Parents Get Application Apoplexy

Last Updated: Jul. 2, 2014

December 26, 2004 | By Sandra Yin

College applications are keeping parents up late.

It was about 3:30 in the morning when a mother squinted at the glow of the computer screen and e-mailed a consultant for help. She worried that her daughter’s application essay took too many risks.

Another mother this fall told her daughter to send a college pictures of herself in third grade to show how much she had matured.

One parent smuggled even her child’s application essay into a holiday party. She then pulled an educational consultant into an empty room for tips on how to improve the essay.

High school seniors are scrambling to meet Jan. 1 deadlines for many college applications—and some overprotective “helicopter” parents are hovering over them each step of the process. Mary Ann Maimone is an application reader for the College of William and Mary and a member of the Williamsburg-James City County School Board, and she has some simple advice for these families.

“Don’t let yourself get overwhelmed,” she says. “You’re not getting married.”

Parents are getting more involved in the college application process, says educational consultant Samuel Barnett.
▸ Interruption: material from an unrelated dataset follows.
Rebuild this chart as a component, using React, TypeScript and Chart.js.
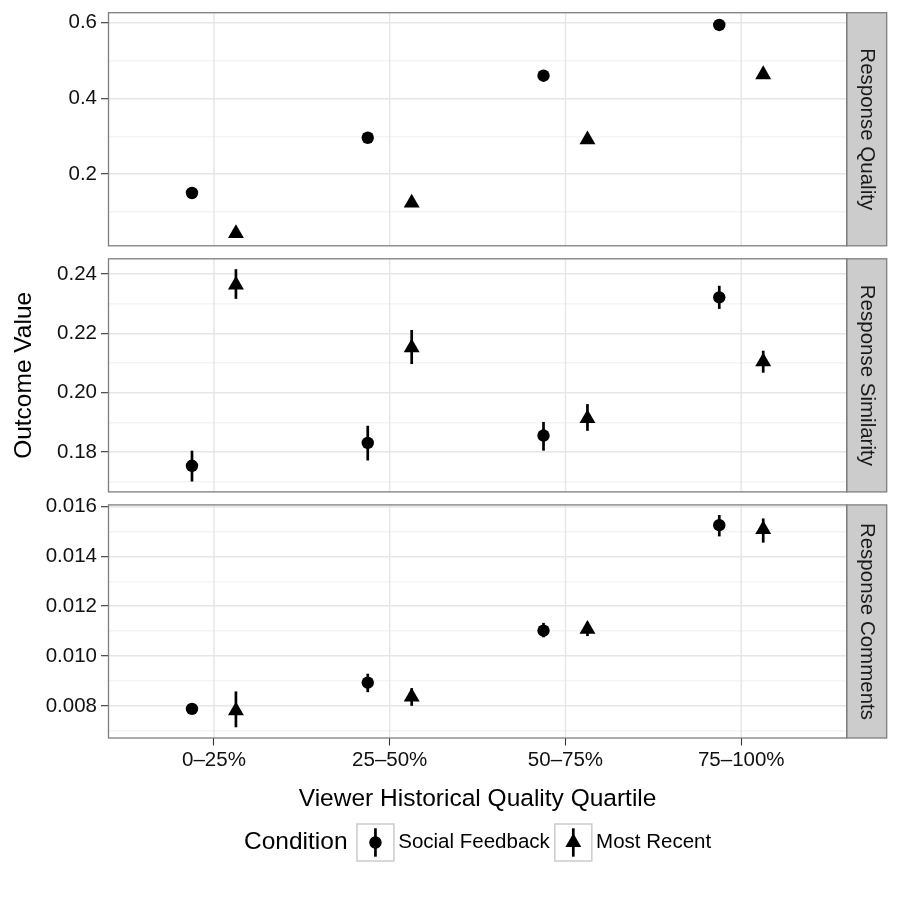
import { useEffect, useRef } from "react";
import { Chart, registerables } from "chart.js";

Chart.register(...registerables);

const FONT = "'Liberation Sans', Arial, Helvetica, sans-serif";

const quartiles = ["0–25%", "25–50%", "50–75%", "75–100%"];
const conditions = ["Social Feedback", "Most Recent"];
const outcomes = ["Response Quality", "Response Similarity", "Response Comments"];
const xAxisTitle = "Viewer Historical Quality Quartile";
const yAxisTitle = "Outcome Value";
const legendTitle = "Condition";

// Response Quality
const qualitySocial = [0.15, 0.296, 0.46, 0.594];
const qualitySocialLow = [0.146, 0.292, 0.456, 0.59];
const qualitySocialHigh = [0.154, 0.3, 0.464, 0.598];
const qualityRecent = [0.043, 0.124, 0.291, 0.463];
const qualityRecentLow = [0.0385, 0.12, 0.287, 0.459];
const qualityRecentHigh = [0.0475, 0.128, 0.295, 0.467];
const qualityTicks = [0.2, 0.4, 0.6];
const qualityTickLabels = ["0.2", "0.4", "0.6"];
const qualityMinorTicks = [0.1, 0.3, 0.5];
const qualityRange = [0.0105, 0.6264];

// Response Similarity
const similaritySocial = [0.1753, 0.183, 0.1855, 0.2321];
const similaritySocialLow = [0.17, 0.1771, 0.1804, 0.2282];
const similaritySocialHigh = [0.1804, 0.1888, 0.1901, 0.236];
const similarityRecent = [0.2363, 0.2151, 0.1913, 0.2104];
const similarityRecentLow = [0.2316, 0.2096, 0.1871, 0.2067];
const similarityRecentHigh = [0.2416, 0.2211, 0.1961, 0.2141];
const similarityTicks = [0.18, 0.2, 0.22, 0.24];
const similarityTickLabels = ["0.18", "0.20", "0.22", "0.24"];
const similarityMinorTicks = [0.17, 0.19, 0.21, 0.23];
const similarityRange = [0.1665, 0.2451];

// Response Comments
const commentsSocial = [0.00788, 0.00893, 0.01102, 0.01525];
const commentsSocialLow = [0.00776, 0.00855, 0.01075, 0.0148];
const commentsSocialHigh = [0.008, 0.00929, 0.01133, 0.01566];
const commentsRecent = [0.00781, 0.00836, 0.01108, 0.01508];
const commentsRecentLow = [0.00714, 0.008, 0.0108, 0.01455];
const commentsRecentHigh = [0.00858, 0.00871, 0.01137, 0.01552];
const commentsTicks = [0.008, 0.01, 0.012, 0.014, 0.016];
const commentsTickLabels = ["0.008", "0.010", "0.012", "0.014", "0.016"];
const commentsMinorTicks = [0.007, 0.009, 0.011, 0.013, 0.015];
const commentsRange = [0.00671, 0.016064];

const panels = [
  {
    id: "yQuality", strip: outcomes[0],
    social: qualitySocial, socialLow: qualitySocialLow, socialHigh: qualitySocialHigh,
    recent: qualityRecent, recentLow: qualityRecentLow, recentHigh: qualityRecentHigh,
    ticks: qualityTicks, labels: qualityTickLabels, minor: qualityMinorTicks, range: qualityRange,
  },
  {
    id: "ySimilarity", strip: outcomes[1],
    social: similaritySocial, socialLow: similaritySocialLow, socialHigh: similaritySocialHigh,
    recent: similarityRecent, recentLow: similarityRecentLow, recentHigh: similarityRecentHigh,
    ticks: similarityTicks, labels: similarityTickLabels, minor: similarityMinorTicks, range: similarityRange,
  },
  {
    id: "yComments", strip: outcomes[2],
    social: commentsSocial, socialLow: commentsSocialLow, socialHigh: commentsSocialHigh,
    recent: commentsRecent, recentLow: commentsRecentLow, recentHigh: commentsRecentHigh,
    ticks: commentsTicks, labels: commentsTickLabels, minor: commentsMinorTicks, range: commentsRange,
  },
];

const DODGE = 0.125;
const CIRCLE_R = 6.2;
const TRIANGLE_R = 9.2;
const ERR_WIDTH = 2.7;
const GRID_MAJOR = "#E6E6E6";
const GRID_MINOR = "#F4F4F4";
const BORDER = "#7F7F7F";
const STRIP_FILL = "#CCCCCC";
const STRIP_W = 40;
const TEXT = "#111111";

const near = (a: number, b: number) => Math.abs(a - b) < 1e-9;
const isMajor = (p: any, v: number) => p.ticks.some((t: number) => near(t, v));

const datasets = panels.flatMap((p) => [
  {
    label: conditions[0],
    yAxisID: p.id,
    data: p.social.map((v, i) => ({ x: i + 1 - DODGE, y: v })),
    errLow: p.socialLow,
    errHigh: p.socialHigh,
    pointStyle: "circle",
    pointRadius: CIRCLE_R,
    pointBorderWidth: 0,
    backgroundColor: "#000",
    borderColor: "#000",
  },
  {
    label: conditions[1],
    yAxisID: p.id,
    data: p.recent.map((v, i) => ({ x: i + 1 + DODGE, y: v })),
    errLow: p.recentLow,
    errHigh: p.recentHigh,
    pointStyle: "triangle",
    pointRadius: TRIANGLE_R,
    pointBorderWidth: 0,
    backgroundColor: "#000",
    borderColor: "#000",
  },
]);

// label overhang must not push the panels around
const fixBoxPadding = (s: any) => {
  s.paddingTop = 0;
  s.paddingBottom = 0;
  s.paddingLeft = 0;
  s.paddingRight = 0;
};

const yScale = (p: any, order: number, withTitle: boolean) => ({
  type: "linear",
  axis: "y",
  position: "left",
  stack: "panels",
  stackWeight: 233,
  weight: order,
  min: p.range[0],
  max: p.range[1],
  bounds: "data",
  afterBuildTicks: (s: any) => {
    s.ticks = [...p.ticks, ...p.minor].sort((a, b) => a - b).map((value) => ({ value }));
  },
  afterFit: (s: any) => {
    s.width = 108.5;
    fixBoxPadding(s);
  },
  ticks: {
    autoSkip: false,
    padding: 4,
    color: TEXT,
    font: { family: FONT, size: 20.5 },
    callback: (v: number) => {
      const k = p.ticks.findIndex((t: number) => near(t, v));
      return k >= 0 ? p.labels[k] : "";
    },
  },
  grid: {
    color: (c: any) => (c.tick && isMajor(p, c.tick.value) ? GRID_MAJOR : GRID_MINOR),
    lineWidth: 1.4,
    tickLength: 7.5,
    tickWidth: 1.1,
    tickColor: (c: any) => (c.tick && isMajor(p, c.tick.value) ? "#333333" : "rgba(0,0,0,0)"),
  },
  border: { display: false },
  title: {
    display: withTitle,
    text: yAxisTitle,
    color: "#000",
    font: { family: FONT, size: 24.5 },
    padding: { top: 9.3, bottom: 0 },
  },
});

const gapScale = (order: number) => ({
  type: "linear",
  axis: "y",
  position: "left",
  stack: "panels",
  stackWeight: 13,
  weight: order,
  display: false,
  afterFit: fixBoxPadding,
});

// vertical grid lines drawn separately inside each panel
const panelGridPlugin = {
  id: "panelGrid",
  beforeDatasetsDraw(chart: any) {
    const { ctx } = chart;
    const x = chart.scales.x;
    ctx.save();
    ctx.strokeStyle = GRID_MAJOR;
    ctx.lineWidth = 1.4;
    panels.forEach((p) => {
      const y = chart.scales[p.id];
      quartiles.forEach((_, i) => {
        const px = x.getPixelForValue(i + 1);
        ctx.beginPath();
        ctx.moveTo(px, y.top);
        ctx.lineTo(px, y.bottom);
        ctx.stroke();
      });
    });
    ctx.restore();
  },
};

// point ranges: vertical segments from low to high under each marker
const errorBarPlugin = {
  id: "errorBars",
  beforeDatasetsDraw(chart: any) {
    const { ctx } = chart;
    const x = chart.scales.x;
    ctx.save();
    ctx.strokeStyle = "#000";
    ctx.lineWidth = ERR_WIDTH;
    chart.data.datasets.forEach((ds: any) => {
      const y = chart.scales[ds.yAxisID];
      ds.data.forEach((pt: any, i: number) => {
        const px = x.getPixelForValue(pt.x);
        ctx.beginPath();
        ctx.moveTo(px, y.getPixelForValue(ds.errLow[i]));
        ctx.lineTo(px, y.getPixelForValue(ds.errHigh[i]));
        ctx.stroke();
      });
    });
    ctx.restore();
  },
};

function drawMarker(ctx: CanvasRenderingContext2D, style: string, cx: number, cy: number) {
  ctx.beginPath();
  if (style === "circle") {
    ctx.arc(cx, cy, CIRCLE_R, 0, Math.PI * 2);
  } else {
    const r = TRIANGLE_R;
    ctx.moveTo(cx, cy - r);
    ctx.lineTo(cx + r * Math.sin(Math.PI * 2 / 3), cy + r * 0.5);
    ctx.lineTo(cx - r * Math.sin(Math.PI * 2 / 3), cy + r * 0.5);
    ctx.closePath();
  }
  ctx.fill();
}

// panel borders, facet strips and the bottom legend
const frameAndLegendPlugin = {
  id: "frameAndLegend",
  afterDraw(chart: any) {
    const { ctx, chartArea } = chart;
    ctx.save();
    panels.forEach((p) => {
      const y = chart.scales[p.id];
      const h = y.bottom - y.top;
      ctx.fillStyle = STRIP_FILL;
      ctx.fillRect(chartArea.right, y.top, STRIP_W, h);
      ctx.strokeStyle = BORDER;
      ctx.lineWidth = 1.3;
      ctx.strokeRect(chartArea.right, y.top, STRIP_W, h);
      ctx.strokeRect(chartArea.left, y.top, chartArea.right - chartArea.left, h);

      ctx.save();
      ctx.translate(chartArea.right + STRIP_W / 2, (y.top + y.bottom) / 2);
      ctx.rotate(Math.PI / 2);
      ctx.fillStyle = "#1A1A1A";
      ctx.font = `20.5px ${FONT}`;
      ctx.textAlign = "center";
      ctx.textBaseline = "middle";
      ctx.fillText(p.strip, 0, 0);
      ctx.restore();
    });

    // legend
    const cy = chart.height - 57.5;
    const KEY = 37;
    const G_TITLE = 9.4;
    const G_LABEL = 4.3;
    const G_ITEM = 5;
    ctx.font = `24.5px ${FONT}`;
    const tw = ctx.measureText(legendTitle).width;
    ctx.font = `20.5px ${FONT}`;
    const lw = conditions.map((c) => ctx.measureText(c).width);
    const total = tw + G_TITLE + 2 * (KEY + G_LABEL) + lw[0] + G_ITEM + lw[1];
    let x = (chartArea.left + chartArea.right) / 2 - total / 2;

    ctx.textBaseline = "middle";
    ctx.textAlign = "left";
    ctx.fillStyle = "#000";
    ctx.font = `24.5px ${FONT}`;
    ctx.fillText(legendTitle, x, cy);
    x += tw + G_TITLE;

    const styles = ["circle", "triangle"];
    conditions.forEach((c, i) => {
      ctx.fillStyle = "#fff";
      ctx.fillRect(x, cy - KEY / 2, KEY, KEY);
      ctx.strokeStyle = "#CCCCCC";
      ctx.lineWidth = 1.5;
      ctx.strokeRect(x, cy - KEY / 2, KEY, KEY);
      const kx = x + KEY / 2;
      ctx.strokeStyle = "#000";
      ctx.lineWidth = ERR_WIDTH;
      ctx.beginPath();
      ctx.moveTo(kx, cy - 14.2);
      ctx.lineTo(kx, cy + 14.2);
      ctx.stroke();
      ctx.fillStyle = "#000";
      drawMarker(ctx, styles[i], kx, cy);
      x += KEY + G_LABEL;
      ctx.font = `20.5px ${FONT}`;
      ctx.fillStyle = "#000";
      ctx.fillText(c, x, cy);
      x += lw[i] + G_ITEM;
    });
    ctx.restore();
  },
};

export default function App() {
  const ref = useRef<HTMLCanvasElement>(null);

  useEffect(() => {
    document.body.style.margin = "0";
    const chart = new Chart(ref.current as HTMLCanvasElement, {
      type: "scatter",
      data: { datasets: datasets as any },
      options: {
        responsive: false,
        animation: false,
        devicePixelRatio: 1,
        layout: {
          autoPadding: false,
          padding: { top: 12.7, right: 53.3, bottom: 0, left: 0 },
        },
        plugins: {
          legend: { display: false },
          tooltip: { enabled: false },
        },
        scales: {
          x: {
            type: "linear",
            position: "bottom",
            min: 0.4,
            max: 4.6,
            bounds: "data",
            afterBuildTicks: (s: any) => {
              s.ticks = quartiles.map((_, i) => ({ value: i + 1 }));
            },
            afterFit: (s: any) => {
              s.height = 162;
              fixBoxPadding(s);
            },
            ticks: {
              autoSkip: false,
              maxRotation: 0,
              minRotation: 0,
              padding: 2.8,
              color: TEXT,
              font: { family: FONT, size: 20.5 },
              callback: (v: number) => quartiles[Math.round(v) - 1] ?? "",
            },
            grid: {
              display: true,
              drawOnChartArea: false,
              drawTicks: true,
              tickLength: 7.5,
              tickWidth: 1.1,
              tickColor: "#333333",
            },
            border: { display: false },
            title: {
              display: true,
              text: xAxisTitle,
              color: "#000",
              font: { family: FONT, size: 24.5 },
              padding: { top: 0, bottom: 86.3 },
            },
          },
          yQuality: yScale(panels[0], 5, false),
          gap1: gapScale(4),
          ySimilarity: yScale(panels[1], 3, true),
          gap2: gapScale(2),
          yComments: yScale(panels[2], 1, false),
        } as any,
      },
      plugins: [panelGridPlugin, errorBarPlugin, frameAndLegendPlugin],
    });
    return () => chart.destroy();
  }, []);

  return (
    <div style={{ position: "absolute", left: 0, top: 0, width: 900, height: 900, background: "#fff" }}>
      <canvas ref={ref} width={900} height={900} style={{ display: "block" }} />
    </div>
  );
}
He’s worked in admissions at the University of Pennsylvania, Villanova and the U.S. Naval Academy. He is now based in Vienna, Va., and works with students and their parents as they prepare college applications.

“I often have parents who make suggestions that are counterproductive,” Barnett says.

He still remembers the father who was a retail marketing specialist. The man made his son send each application in a folder with the school’s name labeled with press-apply letters and a digital printout of the college logo. Sometimes, Barnett said, it seems like parents are convinced that the more suffering that goes into an application, the better it is.

Other parents offer more practical help. Warwick High School senior Camil Liceaga says her mother sorts through her mail and reminds her to get parts of the application in. The 17-year-old is ranked No. 1 in her class of 335. Warwick senior Kristina Harris counts on her father to fill out her online applications after she hands him completed hard copies.

Author Neil Howe calls these involved parents “helicopter parents” because of their tendency to hover over their children. Howe is co-author of “Millennials Rising: The Next Great Generation.”

He says there’s been a shift in our society’s sense of what we owe our children that’s made parents more protective. The child protection movement that boomed in the 1990s and spawned child car seats and Megan’s Law was one sign of the change. In contrast to latchkey Gen-Xers, the kids born after 1982, who are far more likely to have after-school hours that are scheduled and chaperoned.

To be sure, the hovering parents’ involvement can offer perspective. And like generations of parents, they want their kids to have better opportunities than they had.

Heather Chapman, a senior at Jamestown High School, said she doesn’t want to go to college. She’d rather go to Australia to sing and be near her band and recording studio. Her mother wants her to have the four-year experience that she didn’t have.

After a tug of war, Heather found it easier to go along. She took the SATs for the first time in October. Her father, Philip, said they pushed her to apply to schools to keep her options open, in case the Australia option vanishes.

The months or weeks of college application work can be nerve-wracking for parents. It’s the first time they can’t absolutely control the outcome for their children. Often enough, students who are legacies or whose parents donated a few million to a school are able to leapfrog over others more academically qualified for a coveted spot in the entering class.

Consultants say that parents do not always realize that the application process is when they should begin to let go.

“They have to know when to back off,” said Maimone, who has also been assistant dean of students at the University of North Carolina at Wilmington and a school administrator at a private school.

Too often, high school seniors and their parents get stressed out by assuming there’s just one perfect college, and the fear of not getting in either paralyzes them or makes them manic.

Maimone counsels students to remember that there are different paths to the same place.

“I’ve never known anyone’s life to be ruined by not getting into a certain college,” Barnett said. “If I had any piece of advice for families, it’s this: Take a breath. The sun will come out tomorrow.”